The DWR bill was one of the 19 priority measures identified by the President during his second State of the Nation Address in July 2023. While awaiting the enactment of the bill, PBBM issued Executive Order (EO) No. 22 that created an interim body called the Water Resources Management Office (WRMO). EO 22 tasked this inter-agency body to consolidate government efforts to ensure the sustainable management of water resources.
“To avert a water crisis, minimize and avoid conflicts and consistent with the state’s sole ownership and control over the country’s water resources,” the President cited in EO 22 to justify the creation of this interim transition body. More than two years later and PBBM is already in his mid-term in office, the DWR remains stuck in the legislative mill of the 19th Congress. PBBM has yet to certify DWR bill as an urgent administration measure if it is to get approved before the 19th Congress bows out on June 30 this year.
Fortunately, the government’s slack in providing for new potable water sources is being more than filled by the more pro-active private business sector. The biggest of these was the ground-breaking last week of the country’s biggest seawater desalination facility being put up by the Metro Pacific Water Investments, Corp. (MPWIC) in Iloilo City.
Through a tie-up with global French desalination technology company Suez, the water from the sea can now be tapped as potable water under the P5.5-billion project. MPWIC chief finance officer Jose Mari Lazo announced in our Kapihan sa Manila Bay news forum last Wednesday that the desalination facility is expected to become operational in 2027. Not only will the project ensure enough water supply in the province, Lazo cited, it will also boost the government’s effort to provide “alternative” sources of water.
“The problem with the traditional sources like fresh water, dam water, they are prone to vulnerability of climate change. If there is drought, you will have shortage of water and it is possible that your ground water will be contaminated. This (desalination project) is a game changer as you are now tapping into sea water, which is vast and abundant,” Lazo pointed out.
About 97 percent of the water source, Lazo cited, comes from seawater and only about 2.5 percent is sourced from freshwater. “Fraction of that is where we are tapping for potable water,” Lazo noted. The desalination facility will directly harvest seawater through pipes that will be installed 12 meters below sea surface, Lazo said.
Lazo explained that Metro Pacific and Suez will be bringing in the “reverse osmosis” technology which will turn salt water into potable drinking water. The desalination facility is specifically being put up near the coast facing the sea between Guimaras and Iloilo. “We are getting directly from the sea which means there is high level of salt and definitely the technology is different in treating this,” he added.
The Iloilo Desalination Project will be the largest of its kind in the Philippines.

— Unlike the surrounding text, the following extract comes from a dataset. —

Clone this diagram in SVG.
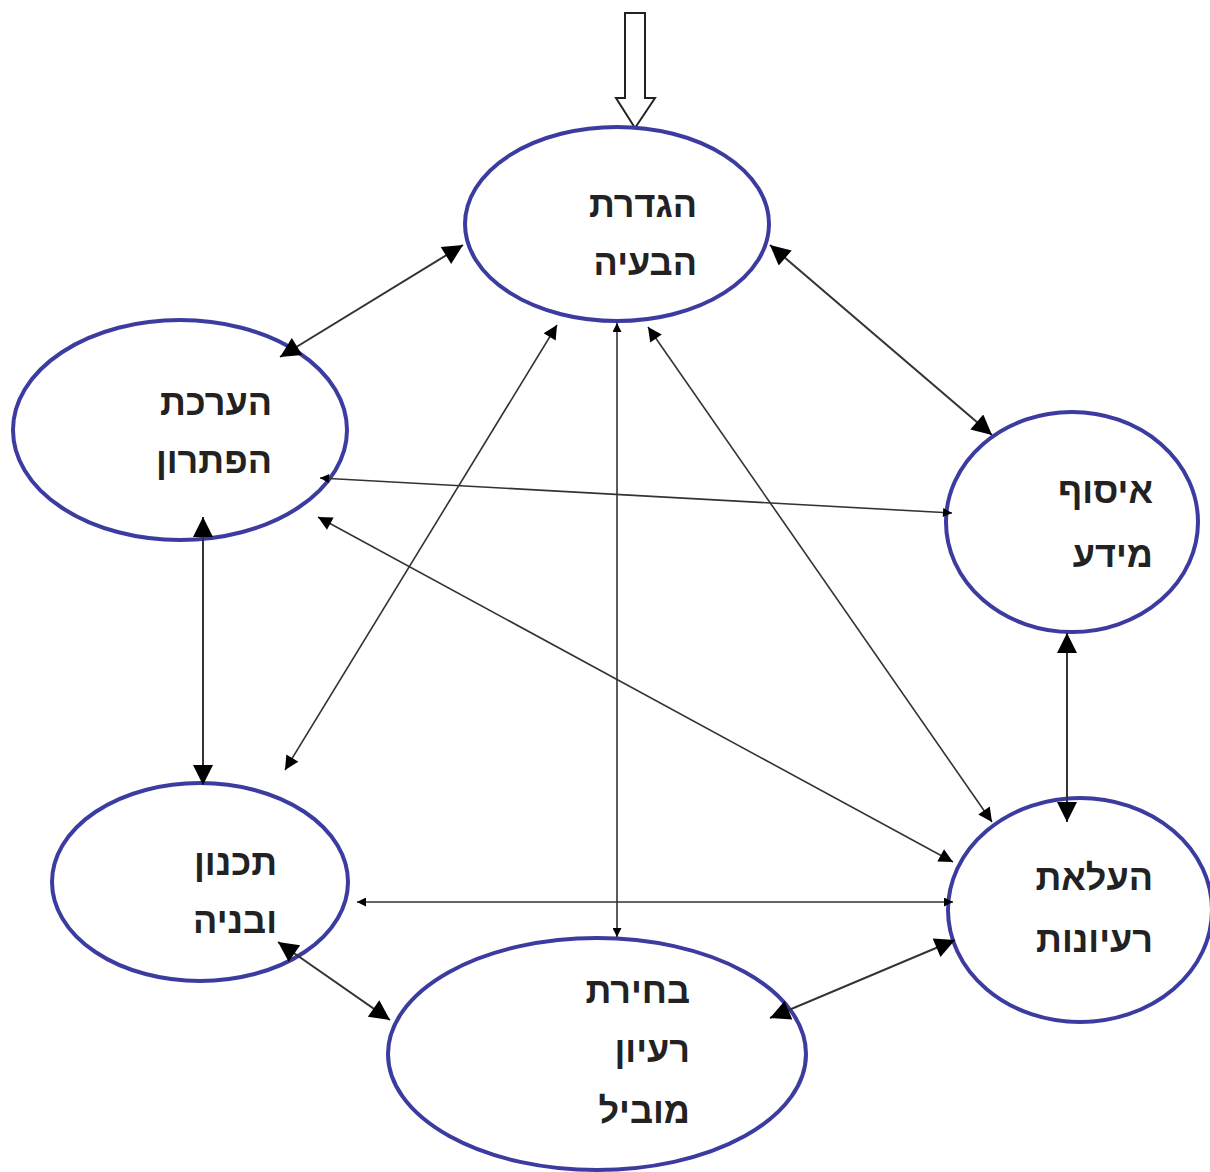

“It will have a capacity of 66.5 million liters per day. It will benefit about 400,000 residents and businesses in the Iloilo region,” Lazo pointed out. The MPWIC partnered with Suez, a France-based water and waste management solutions provider which will assist in the construction and operation of the desalination facility in Barangay Ingore, La Paz, Iloilo City.
A 10-year-old company, MPWIC is one of the companies under the flagship of industrialist/businessman Manny V. Pangilinan of the Metro Pacific Investments Corp. (MPIC). Its sister company is Maynilad Water Services, one of the two water concessionaires servicing the potable water needs in Metro Manila, sourced from river and lake dams in Luzon.
The desalination facility requires intensive use of energy, Lazo admitted. Thus, MPWIC also partnered with the Iloilo City government headed by Mayor Jerry Treñas on waste-to-energy bio-mass power plant. The 3.5-megawatt bio-mass plant will be powered by the garbage collections around the city. According to Lazo, the city government will supply at least 470 tons of garbage per day that will be processed to generate the electricity that will partially supply the energy needs of the desalination facility.
He believes the Iloilo desalination facility will run under cost-efficient technology to make its pricing consumer-friendly. Lazo reassured Iloilo residents that MPWIC is collaborating with the local water utilities, local government units and the national government to ensure mechanisms that will ensure that the basic need for safe drinking water will be affordable to consumers.
Tapping this technology that could avert water scarcity deserves scaling up across the Philippines.